In FIG. 2, the rough roll 56 has reached the extent of its radial travel and is about to be retracted to a nonworking position, as illustrated in FIGS. 1 and 3. Retraction of the roll 56 obtains when the cam surface 102 slides off the cam surface 106 and passes beneath the pivot arm so that the pivot arm is retracted into a notch 152 in the cam arm 82. Further downward movement of the member 38 forces the finish roll into working engagement with the pulley grooves to finally form the pulley to the shape illustrated in FIG. 3. While the blank is not backed up by any internal tooling during the finish forming operation, the sidewalls of the grooves tend to conform to the periphery of the finish roll. The reasons for this occurrence are not completely understood, but it is believed that when a blank is spun at high speed, only those zones to which a lateral force is applied will tend to deform, while zones that receive no forces remain in their original position. After completion of the pulley forming operation, the upper plate member 16 is raised to permit the roll 58 to return to its position illustrated in FIG. 1. Upon upward movement of the member 16, the pivot arm 104 is caused to pivot about its pin 108 and then when the cam arm 82 is cleared, the pivot arm 104 falls by gravity to the position illustrated in FIG. 1.

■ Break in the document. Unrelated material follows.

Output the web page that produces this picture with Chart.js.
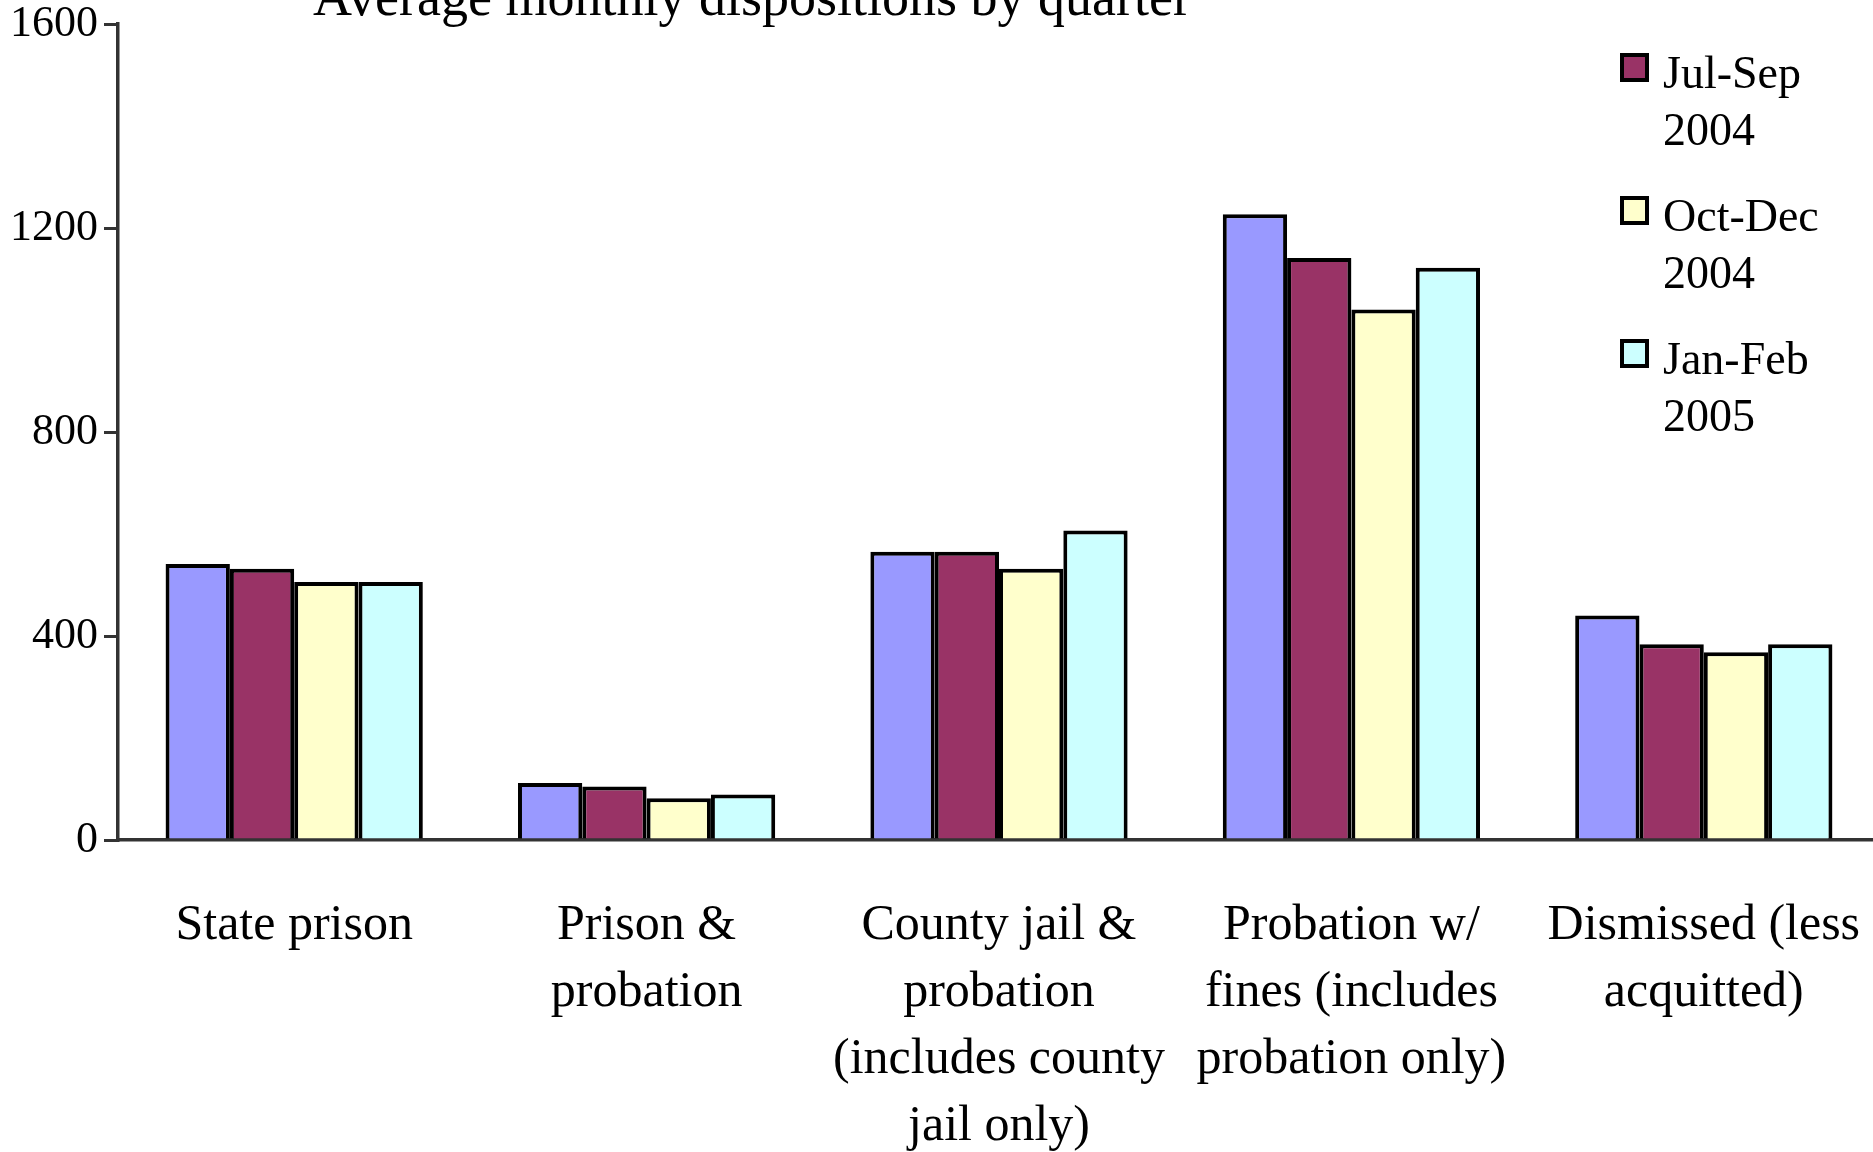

The invention is not restricted to the slavish imitation of each and every detail set forth above. Obviously, devices may be provided which change, eliminate, or add certain specific details without departing from the scope of the invention.

Claims

1. A machine for forming a pulley having a plurality of pulley grooves of given cross section from a pulley blank in the form of a cup, each groove being defined by pulley wall means connected to the root of the groove and each groove being separated from an adjacent groove by a land, comprising axially movable members for engaging said blank adjacent opposed axial ends thereof, means to axially advance at least one of said axially movable members toward the other to a final apposition at which they define a portion of a die cavity, roll die means including at least one forming roll translatable toward the longitudinal axis and outer sidewall of the cup, said forming roll having a periphery adapted to roll form the periphery to a desired configuration, supporting means on one of said axially movable members to support the open mouth of the cup during the forming operation, the interior of said cup being unsupported by mandrel means at east at said land during all stages of the forming operation.

2. A machine for forming a pulley according to claim 1, wherein said roll die means includes a rough forming roll and a finish forming roll.

3. A machine for forming a pulley according to claim 2, wherein said rough roll and said finish roll have pairs of spaced projecting V-shaped peripheries.

4. A machine for forming a pulley according to claim 2, wherein roll die translating means are provided and wherein said roll die translating means are movable in response to movement of said axially movable members toward and away from each other.

5. A machine for forming a pulley according to claim 4, wherein said axially movable members are fixed to and movable with upper and lower platens and wherein said roll die translating means comprise first and second slide members respectively fixed to said rough roll and said finish roll and slidable along said lower platen, a cam member fixed to each slide member and cooperating with cam members fixed to the upper platen and adapted to engage the cam members fixed to the slide members to translate said rough roll and said finish roll.

6. A method for forming a pulley having a plurality of pulley grooves of given cross section from a pulley blank in the form of a cup, each groove being defined by pulley wall means connected through the root of the groove and each groove being separated from an adjacent groove by a land, comprising the steps of providing a cup-shaped pulley blank, axially crushing the blank and while crushing the blank applying pressure at a plurality of axially spaced annular zones on said blank to form said grooves, said pressure being unopposed at least in an area between said axially spaced annular zones during all stages of the forming operation.

7. A method for forming a pulley according to claim 6, wherein said pressure is a circumferential rolling pressure.